Eça de Queirós

Já que nos algumas das últimas entradas trataram de efemérides, não queria deixar de passar esta: a passagem do 105º aniversário da morte de Eça de Queirós, ocorrida a 16 de Agosto de 1900 em Paris.

De tudo quanto li de Eça, gosto, sabe-se lá porquê, particularmente do Primo Basílio - se calhar, o facto de o meu livro preferido dele não ser Os Maias deve-se ao pequeníssimo mas importante pormenor de durante alguns anos o ter ensinando quase às fatias (pois o programa assim o exige) aos alunos do secundário (depois viu-se, no ano passado, numa passagem que a leitura global teria resolvido a dificuldade do exame de Português A, a propósito do gato, muito disparate se leu, pois os alunos decoram os episódios e pouco mais) - apesar de ser um Eça ainda mais novo.

Neste Primo Basílio, Eça criou a famosíssima personagem do Conselheiro Acácio, símbolo de toda a mediocridade que grassava no sistema político da época e que mesmo assim chegava a lugares de grande improtância (não, não sejam mauzinhos, não estou a pensar no Armando Vara, esse não chega ainda ao Conselheiro Acácio).

Nestas páginas d'O Primo Basílio, o Conselheiro Acácio, recebendo os seus amigos em casa, mostrou-lhes o seu escritório, o seu sanctum sanctorum, decidiu lê-lhes um dos seus textos do seu novo livro - «Descrição das Principais Cidades do Reino e Seus estabelecimentos » - abrindo-o na sua página de Coimbra.
[O Conselheiro] Escolheu então, «como mais própria para dar a ideia da importância do trabalho», a página relativa a Coimbra. Assoou-se, colocou-se no meio da saleta, de pé, com as folhas na mão e, com uma voz cheia, gestos pausados, leu:
- «Reclinada molemente na sua verdejante colina, como odalisca em seus aposentos, está a sábia Coimbra, a Lusa Atenas. Beija-lhe os pés, segredando-lhe de amor, o saudoso Mondego. E em seus bosques, no bem conhecido salgueiral, o rouxinol e outras aves canoras soltam seus melancólicos trilos. Quando vos aproximais pela estrada de Lisboa, onde outrora uma bem organizada mala-posta fazia o serviço que o progresso hoje encarregou à fumegante locomotiva,vêde-la branquejando, coroada do edifício imponente da Universidade, asilo de sabedoria. Lá campeia a torre com o sino, que em sua folgazã linguagem a mocidade estudiosa chama a cabra. Para além logo uma copada de árvore vos atrai as vistas: é a celebrada árvore dos Dórias, que dilata seus seculares ramos no jardim de um dos membros desta respeitável família.

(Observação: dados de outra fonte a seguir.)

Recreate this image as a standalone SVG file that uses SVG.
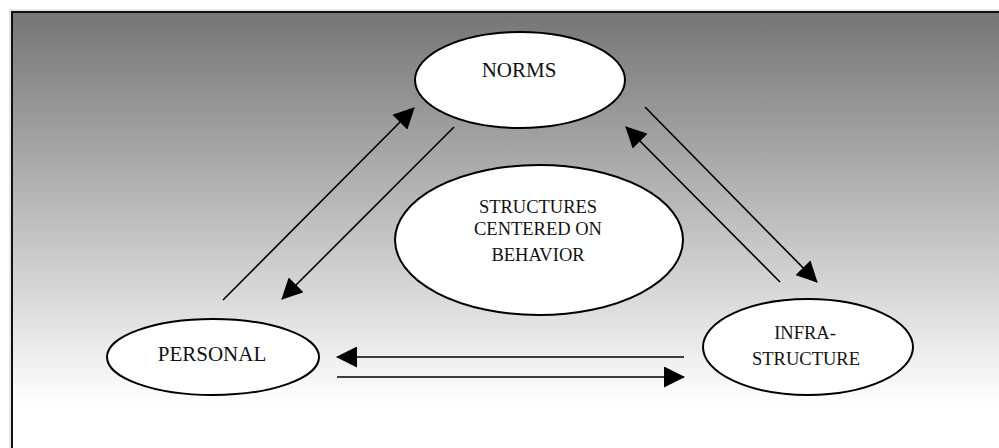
<svg xmlns="http://www.w3.org/2000/svg" width="999" height="448" viewBox="0 0 999 448">
<defs>
<linearGradient id="bg" x1="0" y1="12" x2="0" y2="448" gradientUnits="userSpaceOnUse">
<stop offset="0" stop-color="#757575"/>
<stop offset="0.9" stop-color="#ffffff"/>
<stop offset="1" stop-color="#ffffff"/>
</linearGradient>
<marker id="ah" markerUnits="userSpaceOnUse" markerWidth="21" markerHeight="21" refX="20" refY="10.5" orient="auto" viewBox="0 0 21 21">
<path d="M0,0 L21,10.5 L0,21 z" fill="#000"/>
</marker>
<style>
.node ellipse { fill: #fff; stroke: #000; stroke-width: 2; }
.node text { font-family: "Liberation Serif", "Times New Roman", serif; fill: #111; text-anchor: middle; }
#connectors line { stroke: #000; stroke-width: 1.6; }
.arr { marker-end: url(#ah); }
</style>
</defs>
<rect x="0" y="0" width="999" height="448" fill="#fff"/>
<rect x="10" y="10" width="1000" height="450" fill="none" stroke="#d0d0d0" stroke-width="1"/>
<rect x="12" y="12" width="1000" height="450" fill="url(#bg)" stroke="#111" stroke-width="2"/>

<g id="connectors">
<line class="arr" x1="223" y1="300" x2="414" y2="108"/>
<line class="arr" x1="454" y1="127" x2="282" y2="299"/>
<line class="arr" x1="645" y1="107" x2="817" y2="282"/>
<line class="arr" x1="780" y1="282" x2="626" y2="127"/>
<line class="arr" x1="684" y1="357" x2="337" y2="357"/>
<line class="arr" x1="337" y1="377" x2="684" y2="377"/>
</g>

<g id="norms" class="node">
<ellipse cx="520" cy="80" rx="105" ry="48"/>
<text x="519" y="77" font-size="21">NORMS</text>
</g>

<g id="structures" class="node">
<ellipse cx="539" cy="240" rx="144" ry="75"/>
<text x="538" y="213" font-size="18.5">STRUCTURES</text>
<text x="538" y="235" font-size="18.5">CENTERED ON</text>
<text x="538" y="261" font-size="18.5">BEHAVIOR</text>
</g>

<g id="personal" class="node">
<ellipse cx="213" cy="357" rx="106" ry="38"/>
<text x="212" y="361" font-size="21">PERSONAL</text>
</g>

<g id="infrastructure" class="node">
<ellipse cx="808" cy="347" rx="105" ry="48"/>
<text x="805" y="339" font-size="18.5">INFRA-</text>
<text x="806" y="365" font-size="18.5">STRUCTURE</text>
</g>
</svg>
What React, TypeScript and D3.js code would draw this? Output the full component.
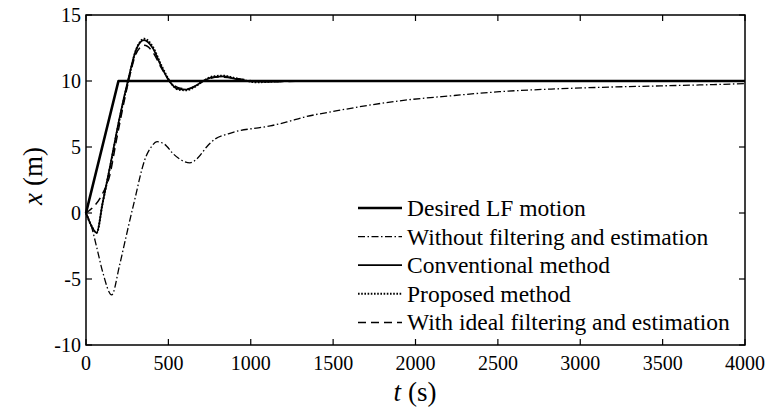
import React from "react";
import * as d3 from "d3";

const desiredT = [0, 197, 4000];
const desiredX = [0, 10, 10];

const convT = [0, 30, 65, 100, 150, 200, 254, 305, 352, 405, 457, 508, 560, 610, 660, 712, 772, 833, 894, 965, 1036, 1118, 1220, 1420, 4000];
const convX = [0, -0.9, -1.5, 0.7, 3.8, 7.0, 10.0, 12.4, 13.1, 12.5, 11.1, 9.95, 9.4, 9.35, 9.6, 10.0, 10.3, 10.35, 10.2, 10.0, 9.95, 9.95, 10.0, 10.0, 10.0];

const propT = [0, 30, 65, 100, 150, 200, 254, 305, 355, 405, 457, 508, 560, 610, 660, 712, 772, 833, 894, 965, 1036, 1118, 1220, 1420, 4000];
const propX = [0, -0.9, -1.5, 0.7, 3.7, 6.9, 9.9, 12.4, 13.2, 12.6, 11.2, 10.0, 9.35, 9.3, 9.55, 10.0, 10.35, 10.4, 10.25, 10.05, 9.9, 9.95, 10.0, 10.0, 10.0];

const idealT = [0, 40, 98, 145, 183, 224, 264, 305, 355, 405, 457, 508, 560, 610, 660, 712, 812, 914, 1016, 1118, 1420, 4000];
const idealX = [0, 0.4, 1.4, 2.9, 5.4, 8.0, 10.3, 12.1, 12.7, 12.2, 11.0, 10.0, 9.5, 9.4, 9.6, 10.0, 10.3, 10.2, 10.0, 9.95, 10.0, 10.0];

const noFiltT = [0, 30, 65, 102, 156, 203, 234, 267, 305, 327, 356, 396, 431, 478, 528, 580, 631, 681, 732, 783, 864, 935, 1016, 1118, 1220, 1320, 1525, 1905, 2235, 2510, 2845, 3120, 3450, 3725, 4000];
const noFiltX = [0, -0.9, -2.6, -4.5, -6.2, -4.0, -2.3, -0.5, 1.5, 2.7, 4.0, 5.0, 5.4, 5.2, 4.5, 4.0, 3.8, 4.2, 5.0, 5.6, 6.0, 6.25, 6.4, 6.6, 6.9, 7.25, 7.75, 8.5, 8.9, 9.19, 9.4, 9.52, 9.62, 9.7, 9.8];

const xTicks = [0, 500, 1000, 1500, 2000, 2500, 3000, 3500, 4000];
const yTicks = [-10, -5, 0, 5, 10, 15];

const legendLabels = [
  "Desired LF motion",
  "Without filtering and estimation",
  "Conventional method",
  "Proposed method",
  "With ideal filtering and estimation",
];

const W = 778, H = 418;
const L = 86, R = 745, T = 15, B = 345;

export default function App() {
  const x = d3.scaleLinear().domain([0, 4000]).range([L, R]);
  const y = d3.scaleLinear().domain([-10, 15]).range([B, T]);
  const mk = (ts: number[], xs: number[], curve: any) =>
    d3.line<number>().x((_, i) => x(ts[i])).y((d) => y(d)).curve(curve)(xs) || "";

  const series = [
    { d: mk(desiredT, desiredX, d3.curveLinear), w: 2.6, dash: "none" },
    { d: mk(noFiltT, noFiltX, d3.curveMonotoneX), w: 1.3, dash: "7,2.5,1.5,2.5" },
    { d: mk(convT, convX, d3.curveMonotoneX), w: 1.7, dash: "none" },
    { d: mk(propT, propX, d3.curveMonotoneX), w: 2.0, dash: "1.6,1.6" },
    { d: mk(idealT, idealX, d3.curveMonotoneX), w: 1.5, dash: "8,5" },
  ];

  const font = "'Liberation Serif', 'Times New Roman', serif";
  const legX1 = 358, legX2 = 402, legTx = 407, legY0 = 208, legDy = 28.6;

  return (
    <svg width={W} height={H} style={{ position: "absolute", left: 0, top: 0, background: "#fff" }} fontFamily={font}>
      <rect x={0} y={0} width={W} height={H} fill="#fff" />
      {series.map((s, i) => (
        <path key={i} d={s.d} fill="none" stroke="#000" strokeWidth={s.w} strokeDasharray={s.dash} strokeLinejoin="round" />
      ))}
      <rect x={L} y={T} width={R - L} height={B - T} fill="none" stroke="#000" strokeWidth={1.5} />
      {xTicks.map((t) => (
        <g key={"x" + t}>
          <line x1={x(t)} x2={x(t)} y1={B} y2={B - 6} stroke="#000" strokeWidth={1.2} />
          <line x1={x(t)} x2={x(t)} y1={T} y2={T + 6} stroke="#000" strokeWidth={1.2} />
          <text x={x(t)} y={370} fontSize={20} textAnchor="middle">{t}</text>
        </g>
      ))}
      {yTicks.map((v) => (
        <g key={"y" + v}>
          <line x1={L} x2={L + 6} y1={y(v)} y2={y(v)} stroke="#000" strokeWidth={1.2} />
          <line x1={R} x2={R - 6} y1={y(v)} y2={y(v)} stroke="#000" strokeWidth={1.2} />
          <text x={81} y={y(v) + 7} fontSize={20} textAnchor="end">{v}</text>
        </g>
      ))}
      <text x={415} y={401} fontSize={27} textAnchor="middle">
        <tspan fontStyle="italic">t</tspan>
        <tspan dx={7}>(s)</tspan>
      </text>
      <text transform={`translate(42,176) rotate(-90)`} fontSize={27} textAnchor="middle">
        <tspan fontStyle="italic">x</tspan>
        <tspan dx={7}>(m)</tspan>
      </text>
      {legendLabels.map((lab, i) => {
        const ly = legY0 + i * legDy;
        return (
          <g key={lab}>
            <line x1={legX1} x2={legX2} y1={ly} y2={ly} stroke="#000" strokeWidth={series[i].w} strokeDasharray={series[i].dash} />
            <text x={legTx} y={ly + 8} fontSize={23.5}>{lab}</text>
          </g>
        );
      })}
    </svg>
  );
}
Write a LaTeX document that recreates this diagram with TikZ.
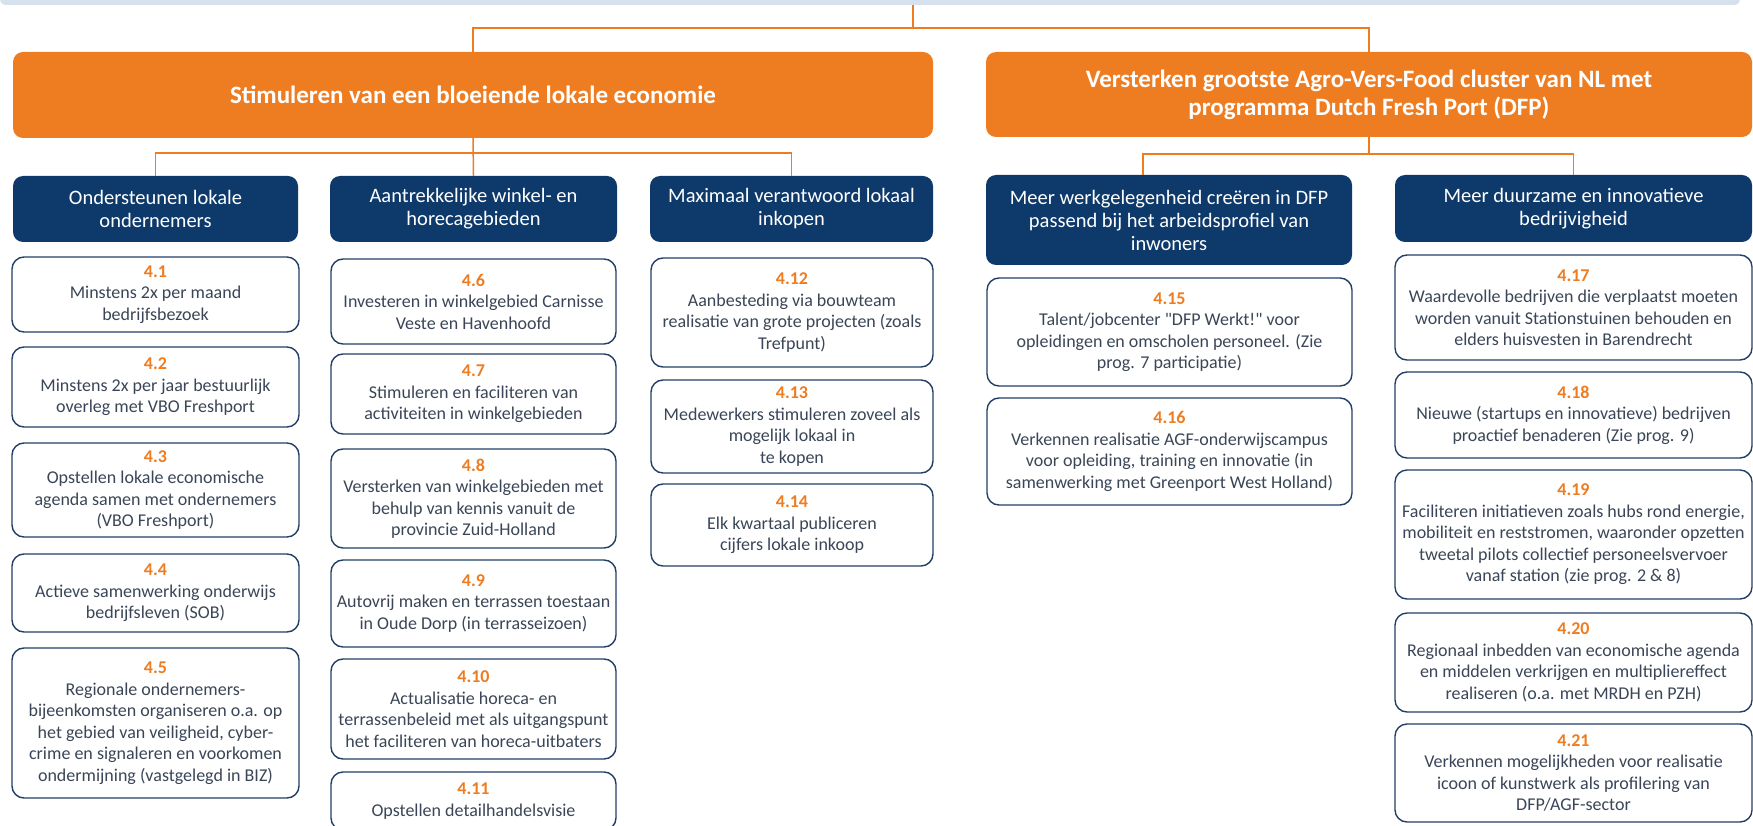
\documentclass[tikz,border=0pt]{standalone}
\usepackage{fontspec}
\setmainfont{Carlito}[Ligatures=TeXOff]
\definecolor{dfporange}{HTML}{EE7D22}
\definecolor{navy}{HTML}{0E3A6B}
\definecolor{actborder}{HTML}{223F66}
\definecolor{acttext}{HTML}{3A4657}
\definecolor{band}{HTML}{D6E1EE}
\newcommand{\actnr}[1]{{\color{dfporange}\bfseries #1}}

\begin{document}
\begin{tikzpicture}[x=1pt,y=-1pt]
\tikzstyle{every node}=[align=center, inner sep=2pt]
\tikzstyle{head}=[fill=dfporange, rounded corners=10pt, text=white, font=\fontsize{25}{28}\selectfont\bfseries]
\tikzstyle{goal}=[fill=navy, rounded corners=10pt, text=white, font=\fontsize{20.5}{23}\selectfont]
\tikzstyle{act}=[draw=actborder, line width=1.4pt, fill=white, rounded corners=12pt, text=acttext, font=\fontsize{18}{21.5}\selectfont]
\tikzstyle{link}=[draw=dfporange, line width=1.5pt]
\useasboundingbox (0,0) rectangle (1753,826);
\clip (0,0) rectangle (1753,826);
\draw (870,-5) node (top) [fill=band, rounded corners=6pt, minimum width=1740pt, minimum height=20pt] {};
\draw (473,95) node (o1) [head, minimum width=920pt, minimum height=86pt] {Stimuleren van een bloeiende lokale economie};
\draw (1369,94.5) node (o2) [head, minimum width=766pt, minimum height=85pt] {Versterken grootste Agro-Vers-Food cluster van NL met\\programma Dutch Fresh Port (DFP)};
\draw (155.5,209) node (b1) [goal, minimum width=285pt, minimum height=66pt] {Ondersteunen lokale\\ondernemers};
\draw (473.5,209) node (b2) [goal, minimum width=287pt, minimum height=66pt] {Aantrekkelijke winkel- en\\horecagebieden};
\draw (791.5,209) node (b3) [goal, minimum width=283pt, minimum height=66pt] {Maximaal verantwoord lokaal\\inkopen};
\draw (1169,220) node (b4) [goal, minimum width=366pt, minimum height=90pt] {Meer werkgelegenheid creëren in DFP\\passend bij het arbeidsprofiel van\\inwoners};
\draw (1573.5,208.5) node (b5) [goal, minimum width=357pt, minimum height=67pt] {Meer duurzame en innovatieve\\bedrijvigheid};
\draw (155.5,294.5) node (a1) [act, minimum width=287pt, minimum height=75pt] {\actnr{4.1}\\Minstens 2x per maand\\bedrijfsbezoek};
\draw (155.5,387) node (a2) [act, minimum width=287pt, minimum height=80pt] {\actnr{4.2}\\Minstens 2x per jaar bestuurlijk\\overleg met VBO Freshport};
\draw (155.5,490) node (a3) [act, minimum width=287pt, minimum height=94pt] {\actnr{4.3}\\Opstellen lokale economische\\agenda samen met ondernemers\\(VBO Freshport)};
\draw (155.5,593) node (a4) [act, minimum width=287pt, minimum height=78pt] {\actnr{4.4}\\Actieve samenwerking onderwijs\\bedrijfsleven (SOB)};
\draw (155.5,723) node (a5) [act, minimum width=287pt, minimum height=150pt] {\actnr{4.5}\\Regionale ondernemers-\\bijeenkomsten organiseren o.a. op\\het gebied van veiligheid, cyber-\\crime en signaleren en voorkomen\\ondermijning (vastgelegd in BIZ)};
\draw (473.5,301.5) node (a6) [act, minimum width=285pt, minimum height=85pt] {\actnr{4.6}\\Investeren in winkelgebied Carnisse\\Veste en Havenhoofd};
\draw (473.5,394) node (a7) [act, minimum width=285pt, minimum height=80pt] {\actnr{4.7}\\Stimuleren en faciliteren van\\activiteiten in winkelgebieden};
\draw (473.5,498.5) node (a8) [act, minimum width=285pt, minimum height=99pt] {\actnr{4.8}\\Versterken van winkelgebieden met\\behulp van kennis vanuit de\\provincie Zuid-Holland};
\draw (473.5,603.5) node (a9) [act, minimum width=285pt, minimum height=87pt] {\actnr{4.9}\\Autovrij maken en terrassen toestaan\\in Oude Dorp (in terrasseizoen)};
\draw (473.5,709) node (a10) [act, minimum width=285pt, minimum height=100pt] {\actnr{4.10}\\Actualisatie horeca- en\\terrassenbeleid met als uitgangspunt\\het faciliteren van horeca-uitbaters};
\draw (473.5,801) node (a11) [act, minimum width=285pt, minimum height=58pt] {\actnr{4.11}\\Opstellen detailhandelsvisie};
\draw (792,312.5) node (a12) [act, minimum width=282pt, minimum height=109pt] {\actnr{4.12}\\Aanbesteding via bouwteam\\realisatie van grote projecten (zoals\\Trefpunt)};
\draw (792,426.5) node (a13) [act, minimum width=282pt, minimum height=93pt] {\actnr{4.13}\\Medewerkers stimuleren zoveel als\\mogelijk lokaal in\\te kopen};
\draw (792,525) node (a14) [act, minimum width=282pt, minimum height=82pt] {\actnr{4.14}\\Elk kwartaal publiceren\\cijfers lokale inkoop};
\draw (1169.5,332) node (a15) [act, minimum width=365pt, minimum height=108pt] {\actnr{4.15}\\Talent/jobcenter "DFP Werkt!" voor\\opleidingen en omscholen personeel. (Zie\\prog. 7 participatie)};
\draw (1169.5,451.5) node (a16) [act, minimum width=365pt, minimum height=107pt] {\actnr{4.16}\\Verkennen realisatie AGF-onderwijscampus\\voor opleiding, training en innovatie (in\\samenwerking met Greenport West Holland)};
\draw (1573.5,307.5) node (a17) [act, minimum width=357pt, minimum height=105pt] {\actnr{4.17}\\Waardevolle bedrijven die verplaatst moeten\\worden vanuit Stationstuinen behouden en\\elders huisvesten in Barendrecht};
\draw (1573.5,415) node (a18) [act, minimum width=357pt, minimum height=86pt] {\actnr{4.18}\\Nieuwe (startups en innovatieve) bedrijven\\proactief benaderen (Zie prog. 9)};
\draw (1573.5,534.5) node (a19) [act, minimum width=357pt, minimum height=129pt] {\actnr{4.19}\\Faciliteren initiatieven zoals hubs rond energie,\\mobiliteit en reststromen, waaronder opzetten\\tweetal pilots collectief personeelsvervoer\\vanaf station (zie prog. 2 \& 8)};
\draw (1573.5,662.5) node (a20) [act, minimum width=357pt, minimum height=99pt] {\actnr{4.20}\\Regionaal inbedden van economische agenda\\en middelen verkrijgen en multipliereffect\\realiseren (o.a. met MRDH en PZH)};
\draw (1573.5,773) node (a21) [act, minimum width=357pt, minimum height=98pt] {\actnr{4.21}\\Verkennen mogelijkheden voor realisatie\\icoon of kunstwerk als profilering van\\DFP/AGF-sector};
\coordinate (t) at (913,28);
\coordinate (s1) at (473,153);
\coordinate (s2) at (1372,154);
\draw[link] (t |- top.south) -- (t);
\draw[link] (o1.north) |- (t) -| (o2.north);
\draw[link] (o1.south) -- (b2.north);
\draw[link] (b1.north) |- (s1) -| (b3.north);
\draw[link] (o2.south) -- (o2.south |- s2);
\draw[link] ([xshift=-26pt]b4.north) |- (s2) -| (b5.north);
\end{tikzpicture}
\end{document}
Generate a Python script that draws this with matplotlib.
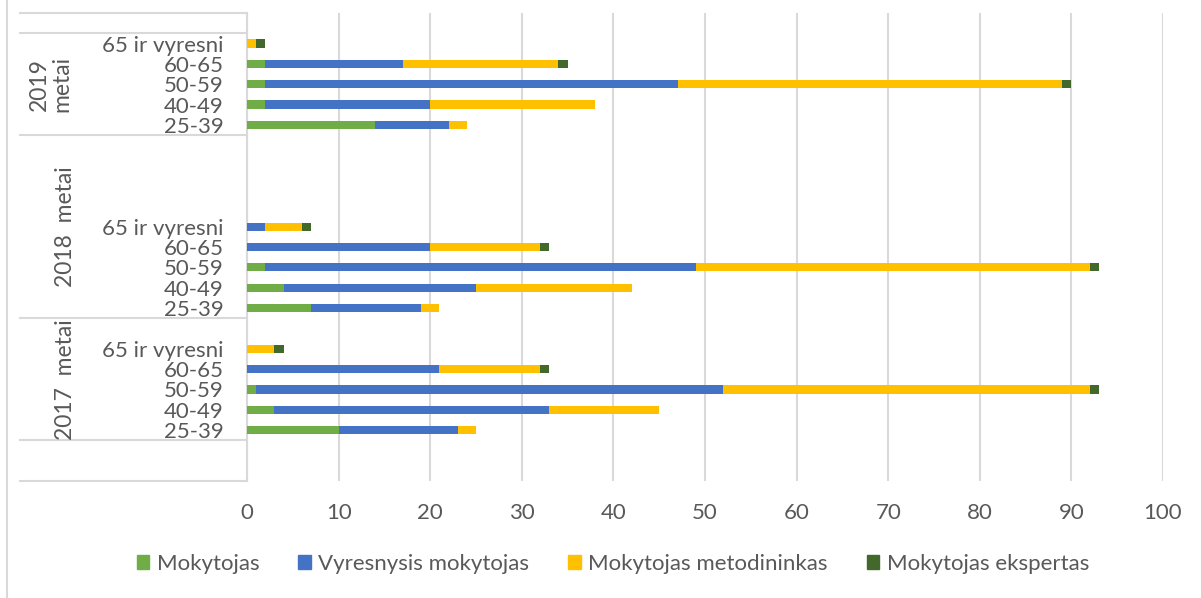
import matplotlib.pyplot as plt
from matplotlib.patches import Patch
from matplotlib.lines import Line2D

plt.rcParams['font.family'] = ['Lato', 'DejaVu Sans']

age_groups = ['25-39', '40-49', '50-59', '60-65', '65 ir vyresni']
years = ['2017  metai', '2018  metai', '2019\nmetai']
series = ['Mokytojas', 'Vyresnysis mokytojas', 'Mokytojas metodininkas', 'Mokytojas ekspertas']
colors = ['#70AD47', '#4472C4', '#FFC000', '#43682B']

# values per year, in age_groups order
mokytojas = {'2017': [10, 3, 1, 0, 0], '2018': [7, 4, 2, 0, 0], '2019': [14, 2, 2, 2, 0]}
vyresnysis = {'2017': [13, 30, 51, 21, 0], '2018': [12, 21, 47, 20, 2], '2019': [8, 18, 45, 15, 0]}
metodininkas = {'2017': [2, 12, 40, 11, 3], '2018': [2, 17, 43, 12, 4], '2019': [2, 18, 42, 17, 1]}
ekspertas = {'2017': [0, 0, 1, 1, 1], '2018': [0, 0, 1, 1, 1], '2019': [0, 0, 1, 1, 1]}

# row layout of the category axis (Excel leaves blank rows)
group_start = {'2017': 2, '2018': 8, '2019': 17}
group_span = {'2017': (1.5, 7.5), '2018': (7.5, 16.5), '2019': (16.5, 21.5)}
n_rows = 23

fig = plt.figure(figsize=(12.01, 5.98), dpi=100)
ax = fig.add_axes([247 / 1201, 1 - 481 / 598, 916 / 1201, 468 / 598])

txt = '#595959'
grid = '#D9D9D9'

ticks, labels = [], []
for yr in ['2017', '2018', '2019']:
    pos = [group_start[yr] + i for i in range(len(age_groups))]
    left = [0] * len(pos)
    for name, data, c in zip(series, [mokytojas, vyresnysis, metodininkas, ekspertas], colors):
        vals = data[yr]
        ax.barh(pos, vals, left=left, height=0.4, color=c, edgecolor='none', zorder=3)
        left = [a + b for a, b in zip(left, vals)]
    ticks += pos
    labels += age_groups

ax.set_ylim(-0.5, n_rows - 0.5)
ax.set_xlim(0, 100)
ax.set_xticks(range(0, 101, 10))
ax.set_yticks(ticks, labels)
ax.tick_params(axis='y', length=0, pad=17, labelsize=16, labelcolor=txt)
ax.tick_params(axis='x', length=0, pad=16, labelsize=16, labelcolor=txt)
ax.grid(axis='x', color=grid, linewidth=1.5, zorder=0)
for s in ['top', 'right', 'bottom']:
    ax.spines[s].set_visible(False)
ax.spines['left'].set_color(grid)
ax.spines['left'].set_linewidth(1.5)

# multi-level category separators
tr = ax.get_yaxis_transform()
x0 = (20 - 247) / 916
for yb in [-0.5, 1.5, 7.5, 16.5, 21.5, 22.5]:
    ax.add_line(Line2D([x0, 0], [yb, yb], transform=tr, color=grid, linewidth=1.5, clip_on=False))

label_x = {'2017': (66 - 247) / 916, '2018': (66 - 247) / 916, '2019': (51 - 247) / 916}
for yr, lab in zip(['2017', '2018', '2019'], years):
    lo, hi = group_span[yr]
    ax.text(label_x[yr], (lo + hi) / 2, lab, transform=tr, rotation=90, ha='center', va='center',
            multialignment='center', fontsize=16.5, color=txt, linespacing=1.1)

# chart border on the left
fig.add_artist(Line2D([7 / 1201, 7 / 1201], [0, 1], transform=fig.transFigure, color=grid, linewidth=1.5))

handles = [Patch(color=c) for c in colors]
fig.legend(handles, series, loc='center', bbox_to_anchor=(613 / 1201, 1 - 564 / 598), ncol=4,
           frameon=False, fontsize=16, labelcolor=txt, handlelength=0.55, handleheight=0.55,
           handletextpad=0.35, columnspacing=1.75)

fig.savefig('out.png', dpi=100)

E avistais logo, sentados nos parapeitos da antiga ponte, em seus inocentes recreios, os briosos moços, esperança da pátria, ou requebrando galanteios com as ternas camponesas que passam reflorindo de mocidade e frescura, ou revolvendo em suas mentes os problemas mais árduos de seus bem elaborados compêndios...»
O Primo Basílio, Ed. Livros do Brasil, pp. 328-329)
Este texto do Conselheiro Acácio é uma sucessão de lugares comuns, o arquétipo de um Romantismo degenerescente. Vejam só a profusão e a qualidade dos adjectivos. Por toda a obra, o Conselheiro recorre a lugares comuns que ele repete, nas suas conversas, como opiniões pessoais, recorrendo ainda a um vocabulário mais erudito do que o da maioria das personagens. O seu idolecto pessoal caracteriza um tipo de político (que, com algumas variantes, chega até aos dias de hoje, como, é bom dizer, também já existia antes de Eça o ter passado ao papel).

Eça não se resume aos Maias que os nossos alunos (não) lêem no Ensino Secundário (ou se lêem, fazem-no às postas, na maioria dos casos). O Primo Basílio, se bem que um pouco mais rígido no seguimento do credo naturalista, é um livro que ainda vale bem a pena ler.